Allison Aiello, PhD, MS
Allison E. Aiello, PhD, MS, is an internationally recognized expert on social determinants of infection and infection prevention in the community setting. Her research investigates socioeconomic and racial/ethnic disparities in infectious diseases, the relationship between infection and chronic diseases, and infection prevention in the community setting. She has identified links between cytomegalovirus (CMV) and chronic age-related conditions, and has helped uncover social disparities in the burden of infection and immune response to CMV in the U.S. population. She is currently a tenured associate professor of epidemiology at the University of Michigan School of Public Health in the department of epidemiology, and a faculty member in the Center for Social Epidemiology and Population Health. Previously, Aiello was the John G. Searle Assistant Professor of Public Health at the University of Michigan School of Public Health.

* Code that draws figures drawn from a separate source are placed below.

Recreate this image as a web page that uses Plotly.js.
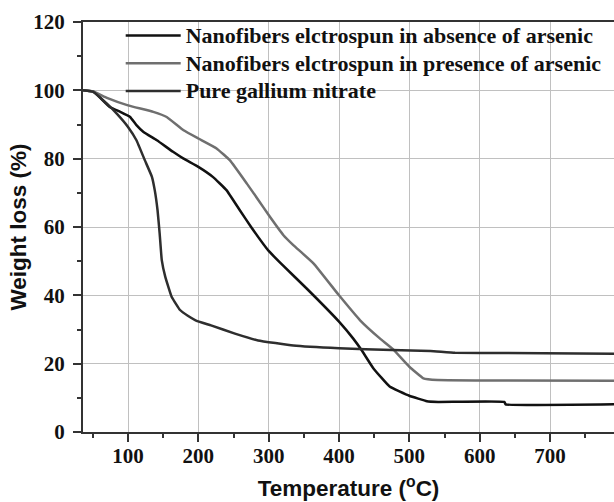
<!DOCTYPE html>
<html>
<head>
<meta charset="utf-8">
<script src="https://cdn.plot.ly/plotly-3.0.1.min.js"></script>
<style>html,body{margin:0;padding:0;background:#fff;}#chart{width:614px;height:502px;}</style>
</head>
<body>
<div id="chart"></div>
<script>
// Series: Nanofibers electrospun in absence of arsenic
var absenceT = [36, 51, 74, 89, 103, 112, 122, 141, 164, 179, 200, 221, 240, 259, 275, 300, 321, 354, 400, 420, 432, 449, 472, 500, 525, 541, 635, 637, 791];
var absenceW = [100, 99.6, 95.1, 93.7, 92.2, 89.8, 87.8, 85.4, 82, 80, 77.6, 74.6, 70.8, 64.9, 60, 53, 48.6, 42, 32.3, 27.4, 24, 18.6, 13.3, 10.6, 9.0, 8.8, 8.8, 8.1, 8.1];

// Series: Nanofibers electrospun in presence of arsenic
var presenceT = [36, 51, 70, 100, 136, 155, 179, 200, 226, 245, 269, 285, 300, 321, 335, 364, 400, 430, 458, 477, 500, 520, 540, 600, 791];
var presenceW = [100, 99.6, 97.8, 95.6, 93.7, 92.2, 88.3, 85.9, 83, 79.5, 72.7, 68, 63.5, 57.6, 54.7, 49.3, 40, 32.7, 27.4, 24.2, 19.1, 15.7, 15.2, 15.1, 15.0];

// Series: Pure gallium nitrate
var galliumT = [36, 51, 70, 84, 100, 112, 124, 134, 138, 142, 145, 148, 153, 162, 174, 185, 196, 218, 252, 285, 335, 400, 475, 530, 565, 640, 791];
var galliumW = [100, 99.5, 96.1, 93.2, 89.3, 85.4, 79.5, 74.7, 70.8, 64.9, 58.1, 50.3, 45.4, 39.6, 35.7, 34, 32.7, 31.2, 28.8, 26.8, 25.3, 24.5, 24.0, 23.7, 23.2, 23.1, 22.9];

var seriesNames = ["Nanofibers elctrospun in absence of arsenic", "Nanofibers elctrospun in presence of arsenic", "Pure gallium nitrate"];
var xTitle = "Temperature (<sup>o</sup>C)";
var yTitle = "Weight loss (%)";

var serif = "'Liberation Serif', 'Times New Roman', serif";
var sans = "'Liberation Sans', Arial, sans-serif";

function tr(x, y, name, color) {
  return {x: x, y: y, name: '<span style="font-size:22px">' + name + '</span>', type: 'scatter', mode: 'lines',
    line: {color: color, width: 2.5, shape: 'spline', smoothing: 0.3}};
}

var data = [
  tr(absenceT, absenceW, seriesNames[0], '#111111'),
  tr(presenceT, presenceW, seriesNames[1], '#6f6f6f'),
  tr(galliumT, galliumW, seriesNames[2], '#2e2e2e')
];

var axisCommon = {
  ticks: 'outside', ticklen: 8, tickwidth: 2, tickcolor: '#333',
  showline: true, linewidth: 2, linecolor: '#333',
  showgrid: true, gridcolor: '#c0c0c0', gridwidth: 1,
  zeroline: false,
  tickfont: {family: serif, size: 21, color: '#111', weight: 'bold'}
};

var layout = {
  width: 614, height: 502,
  margin: {l: 83, r: 0, t: 22, b: 70},
  paper_bgcolor: '#fff', plot_bgcolor: '#fff',
  showlegend: true,
  legend: {x: 0.071, y: 1.013, xanchor: 'left', yanchor: 'top', bgcolor: 'rgba(0,0,0,0)',
    borderwidth: 0, itemwidth: 55,
    font: {family: serif, size: 19, color: '#111', weight: 'bold'}},
  xaxis: Object.assign({}, axisCommon, {
    range: [36, 791], tick0: 0, dtick: 100, mirror: true, ticklabelstandoff: -4,
    minor: {tick0: 0, dtick: 50, ticks: 'outside', ticklen: 4, tickwidth: 2, tickcolor: '#333', showgrid: false},
    title: {text: xTitle, font: {family: sans, size: 22.5, color: '#111', weight: 'bold'}, standoff: 13}
  }),
  yaxis: Object.assign({}, axisCommon, {
    range: [0, 120], tick0: 0, dtick: 20, ticklabelstandoff: 4,
    minor: {tick0: 0, dtick: 10, ticks: 'outside', ticklen: 4, tickwidth: 2, tickcolor: '#333', showgrid: false},
    title: {text: yTitle, font: {family: sans, size: 22.5, color: '#111', weight: 'bold'}, standoff: 0}
  })
};

Plotly.newPlot('chart', data, layout, {displayModeBar: false, staticPlot: true});
</script>
</body>
</html>
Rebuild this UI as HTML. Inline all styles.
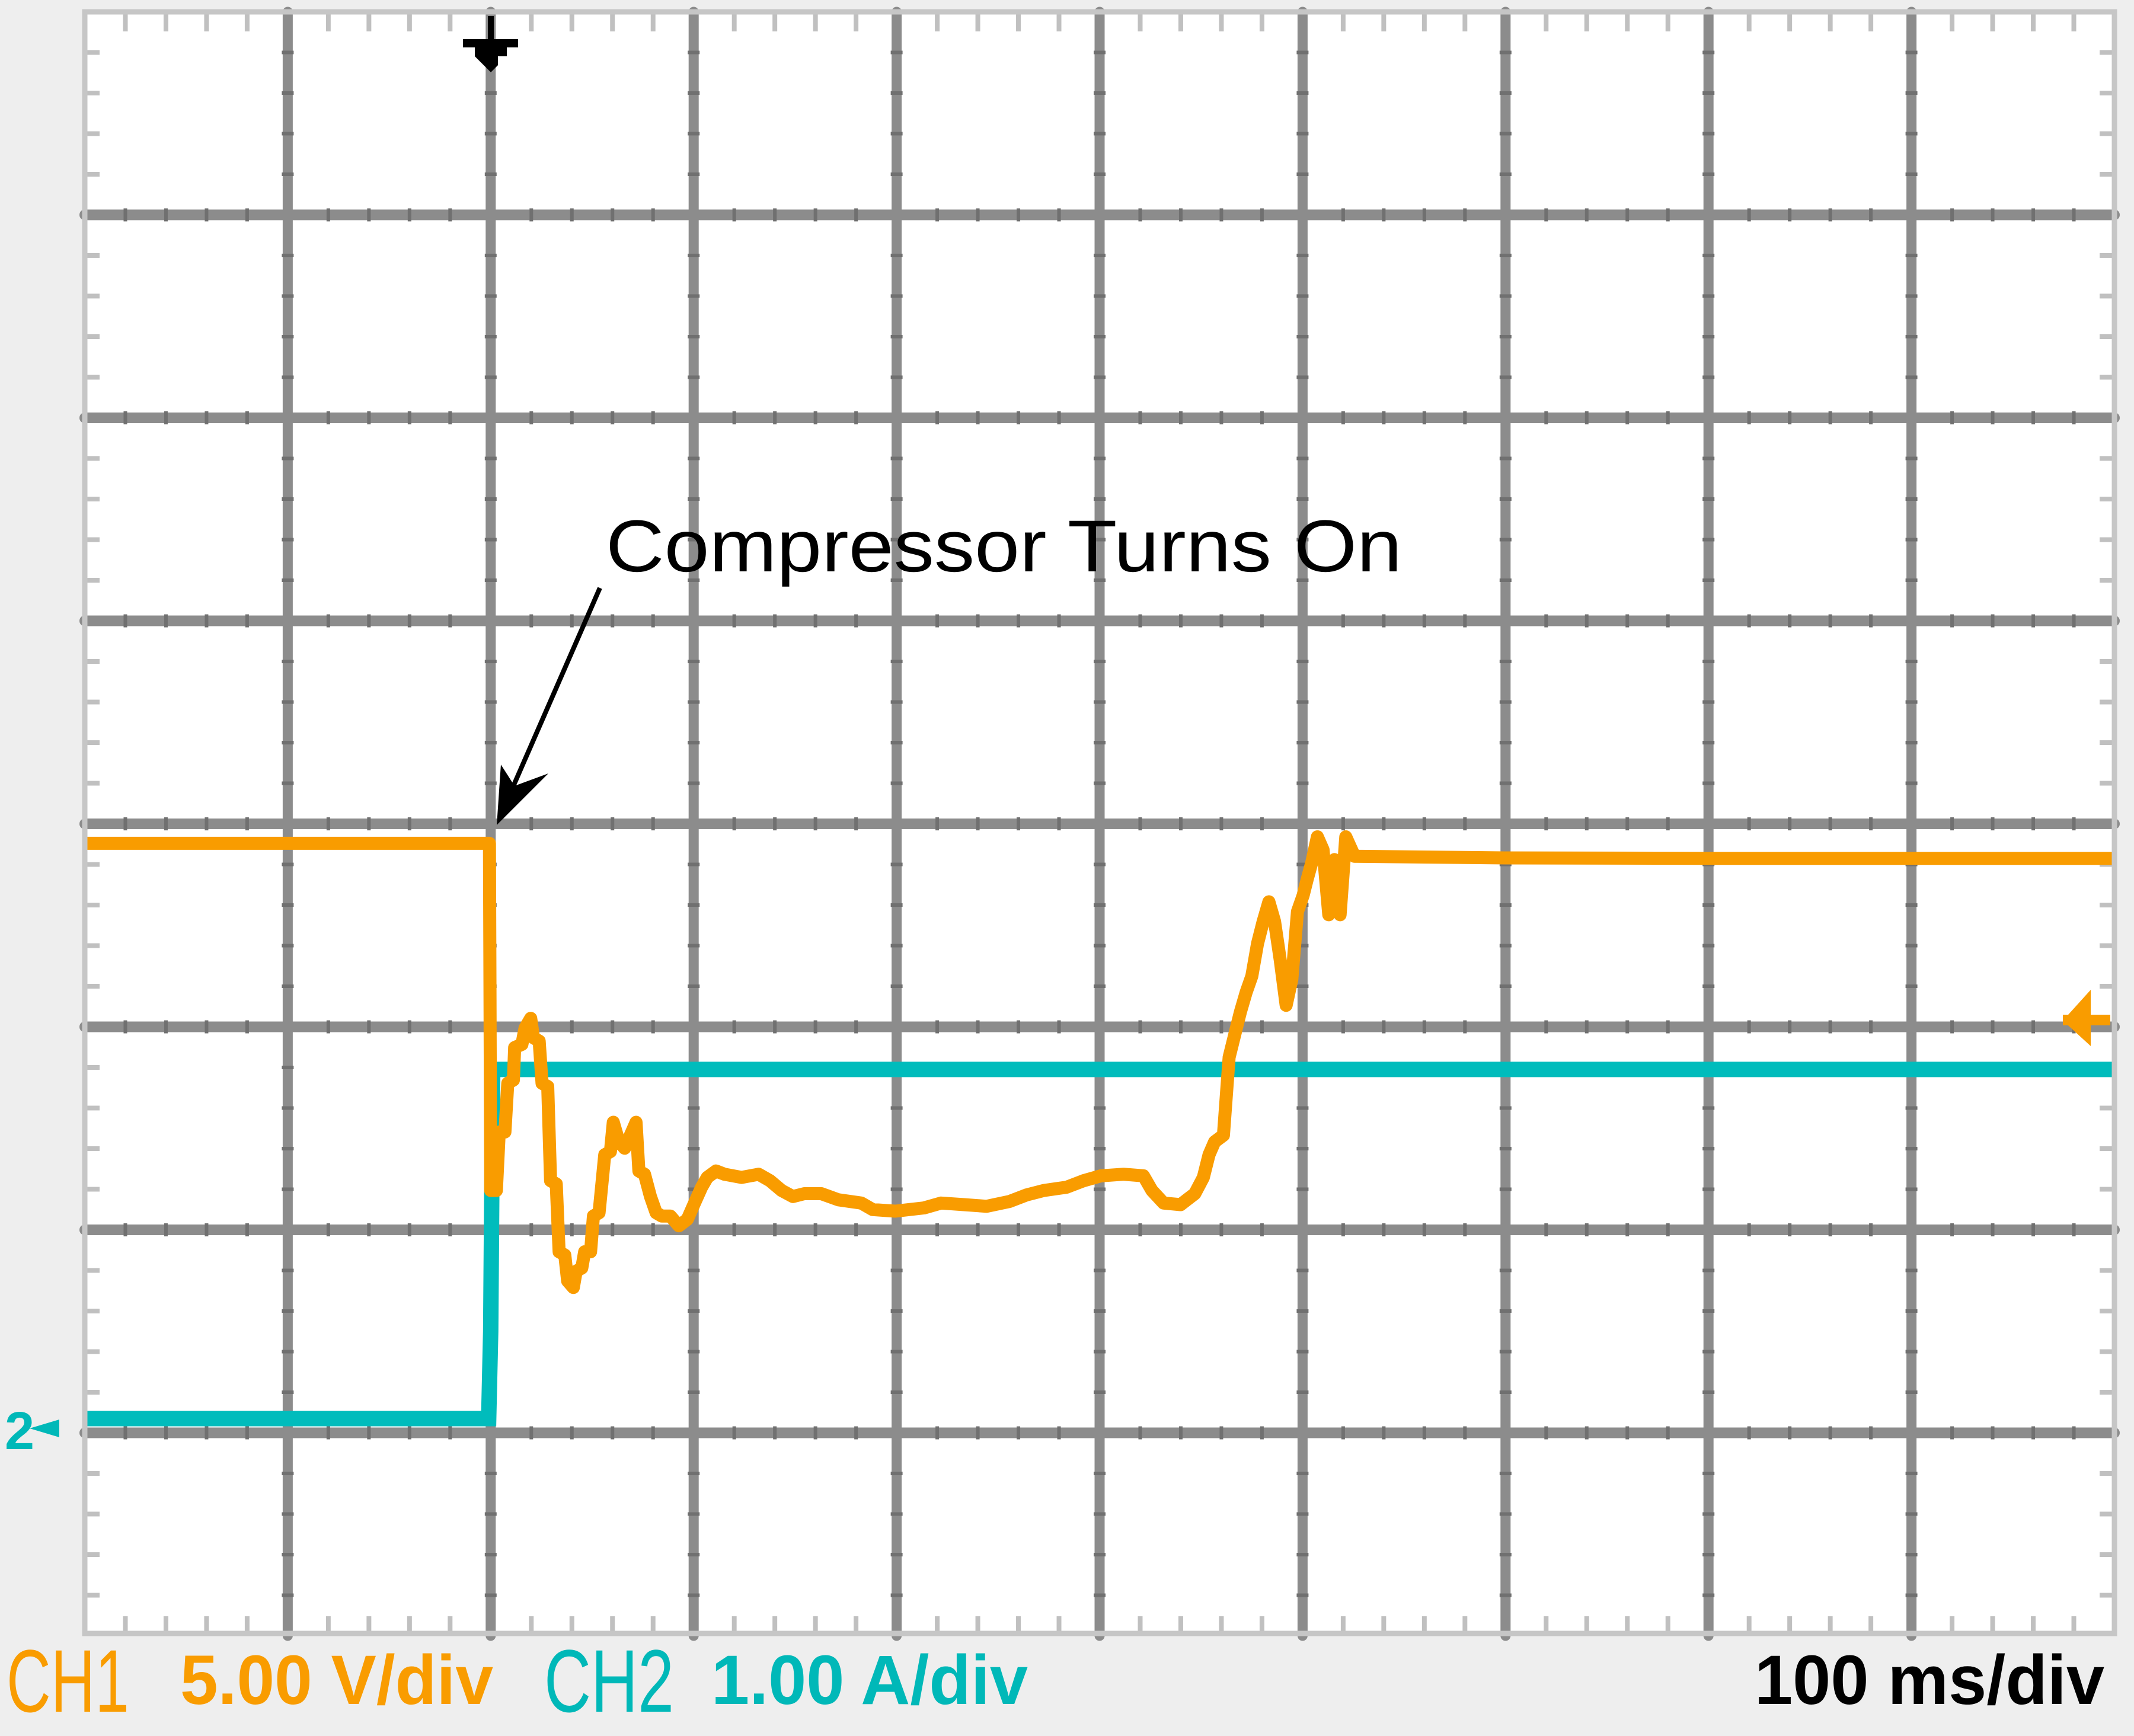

In Fall 2010, Aiello was the Yerby Visiting Associate Professor of Epidemiology at the Harvard School of Public Health, and from 2003 to 2005, she was a Robert Wood Johnson Foundation Health & Society Scholar at the University of Michigan School of Public Health.
She received her PhD in epidemiology from Columbia University’s Mailman School of Public Health, where she held a National Institute of Allergy and Infectious Diseases training fellowship and was the recipient of the Ana C. Gelman Award for outstanding achievement and promise in the field of epidemiology. Prior to obtaining her PhD, Aiello was an emerging infectious diseases fellow at the Centers for Disease Control and Prevention. She earned a master of science degree in environmental health sciences and engineering at the School of Public Health, University of North Carolina-Chapel Hill.